The steam turbine is the OG turbine, but  there are others out there. A notable one  

is the gas turbine, which directly takes  in natural gas or other refined fuels  

to produce electricity. Lots  of overlap with jet engines.

There are even versions where the heat in a  gas turbine's exhaust is captured to power  

a steam turbine a la Human Centipede:  A Combined Cycle Gas Turbine or CCGT.

Measured on point-to-point efficiency, CCGTs  beat standalone steam turbines at about 55-60%  

for the former compared to 42-45% for the  latter. And since they cook with gas directly,  

you skip a big boiler - though  you still need to produce steam.

But nothing quite beats coal's versatility,  

storability, and low sticker price.  Yeah CCGTs are more efficient,  

but dead cheap and plentiful coal beats more  expensive LNG - carbon pricing not included.
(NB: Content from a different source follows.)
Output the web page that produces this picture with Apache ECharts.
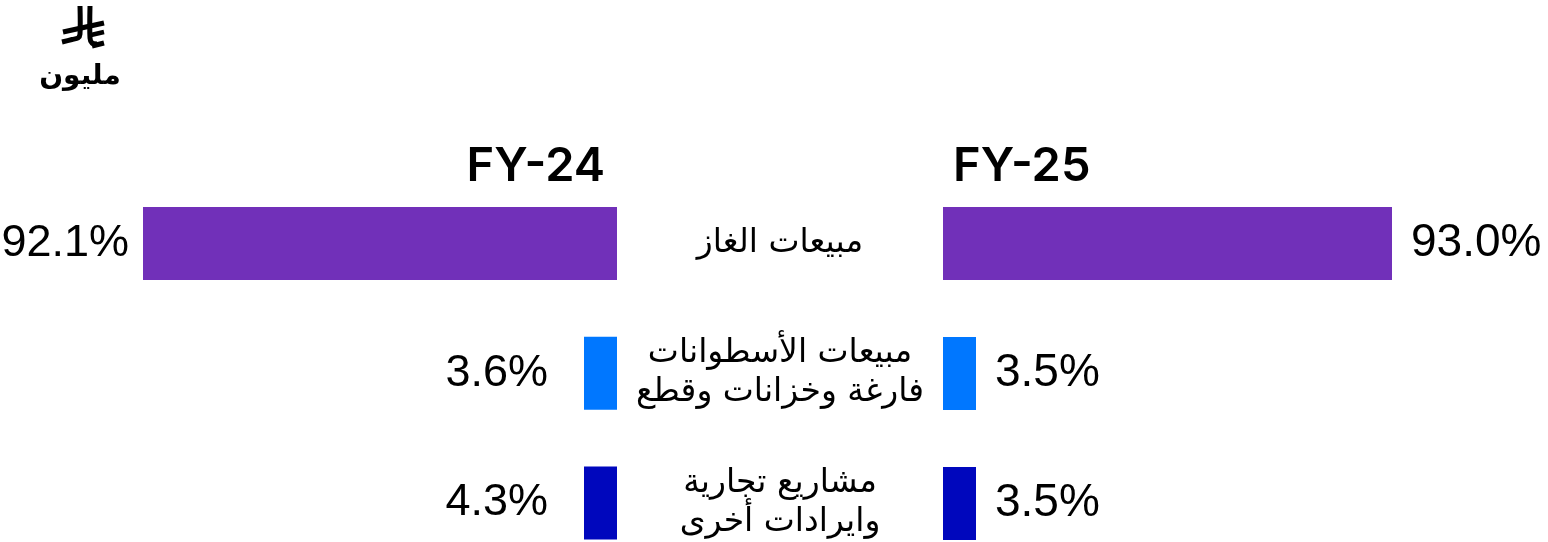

Moreover, these steam turbines are huge. Gas  turbines generate anywhere between 100 and 400  

megawatts of power. Modern steam turbines  can get to a staggering 1,500 megawatts,  

operating for weeks or months on end to  provide steady baseload power to the grid.

Despite the rise in world renewables capacity,  coal remains a dominant power source - and  

I struggle to see a path away from it  entirely despite the carbon footprint.  

So producing more electricity from less  coal should be a key goal in the future.